The White Lotus creator Mike White—who filmed the show’s third season on the Thai island of Ko Samui —is calling on Thailand’s prime minister to end the use of forced monkey labor following the release of never-before-seen footage inside the “schools” where endangered baby pig-tailed macaques are torn away from their mothers, chained for years, and driven insane by endless confinement—all so that they can be forcibly trained to pick coconuts.

“I have just finished filming season three of The White Lotus on Samui. It’s a beautiful place, but I was shocked to learn from my friends at PETA that there and elsewhere in Thailand, monkeys are forced to work for the coconut industry,” White writes to Prime Minister Paetongtarn Shinawatra. “I urge you to end this exploitation of our fellow primates and ensure that Thailand’s entire coconut industry transitions to humane harvesting methods that don’t rely on forced monkey labor.”
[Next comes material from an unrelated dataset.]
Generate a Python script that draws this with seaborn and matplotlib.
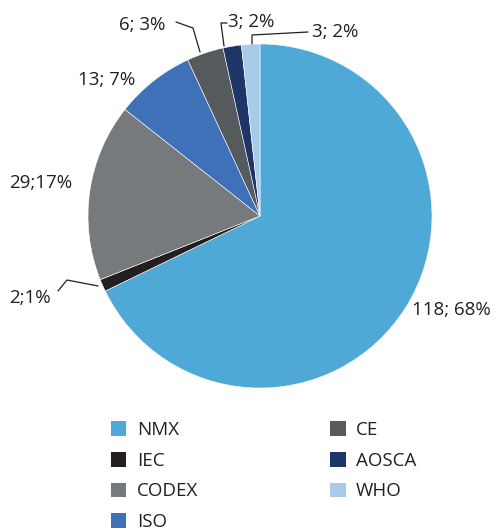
import matplotlib
matplotlib.use("Agg")
import matplotlib.pyplot as plt
import seaborn as sns
from matplotlib.patches import Patch

categories = ["NMX", "IEC", "CODEX", "ISO", "CE", "AOSCA", "WHO"]
counts = [118, 2, 29, 13, 6, 3, 3]
percents = [68, 1, 17, 7, 3, 2, 2]
label_texts = ["118; 68%", "2;1%", "29;17%", "13; 7%", "6; 3%", "3; 2%", "3; 2%"]
colors = ["#4FA9D6", "#231F20", "#777A7D", "#3E71B8", "#555A5C", "#1D3567", "#A9CBEA"]

sns.set_theme(style="white")
plt.rcParams["font.family"] = ["Open Sans", "DejaVu Sans"]

W, H = 502, 530
fig = plt.figure(figsize=(W / 100, H / 100), dpi=100)
ax = fig.add_axes([0, 0, 1, 1])

cx, cy, r = 260, 216, 172
wedges, _ = ax.pie(counts, colors=colors, startangle=-90, counterclock=True,
                   center=(cx, cy), radius=r,
                   wedgeprops=dict(edgecolor="white", linewidth=0.4))
ax.set_xlim(0, W)
ax.set_ylim(H, 0)
ax.set_aspect("equal")
ax.axis("off")

fs = 13.5
tc = "#231F20"
pos = [(412, 310), (9, 298), (9, 183), (78, 80), (119, 25), (228, 22), (312, 32)]
for (x, y), t in zip(pos, label_texts):
    ax.text(x, y, t, fontsize=fs, color=tc, ha="left", va="center")

lw = 0.9
ax.plot([58, 67, 98], [291, 280, 286], color=tc, lw=lw)
ax.plot([176, 193, 200], [22, 28, 52], color=tc, lw=lw)
ax.plot([227, 221, 224], [23, 23, 46], color=tc, lw=lw)
ax.plot([308, 252, 252], [32, 35, 44], color=tc, lw=lw)

handles = [Patch(facecolor=c, edgecolor="none", label=l) for c, l in zip(colors, categories)]
leg = fig.legend(handles=handles, ncol=2, loc="upper left",
                 bbox_to_anchor=(111 / W, 1 - 421 / H), frameon=False,
                 fontsize=13.5, handlelength=0.82, handleheight=0.82,
                 handletextpad=0.55, labelspacing=0.68, columnspacing=7.05,
                 borderaxespad=0, borderpad=0)
for t in leg.get_texts():
    t.set_color(tc)

fig.savefig("out.png", dpi=100)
PETA Asia investigators documented that baby monkeys—who were abducted from their families in nature or bred on site and taken from their mothers when they were as young as 3 months old—were tethered on short ropes and chains, kept in flooded or trash-strewn areas with no shelter from extreme weather, and denied comfort, enrichment, or adequate socialization. Many of them were tied to tiny cages on which their skin was chafed raw from the metal bars. Monkeys paced neurotically and some ran frantically while attached to tethers, repeatedly choking themselves on their collars.

PETA notes that the schools—which are promoted to tourists on the Thai government website—put on deceptive coconut-picking “demonstrations” for visitors that involve adult monkeys who have been abused and broken. PETA is calling on the Thai government to shut down these schools.

Baby monkeys cling to each other at a Thai coconut-picking school in this image from PETA Asia’s investigative footage.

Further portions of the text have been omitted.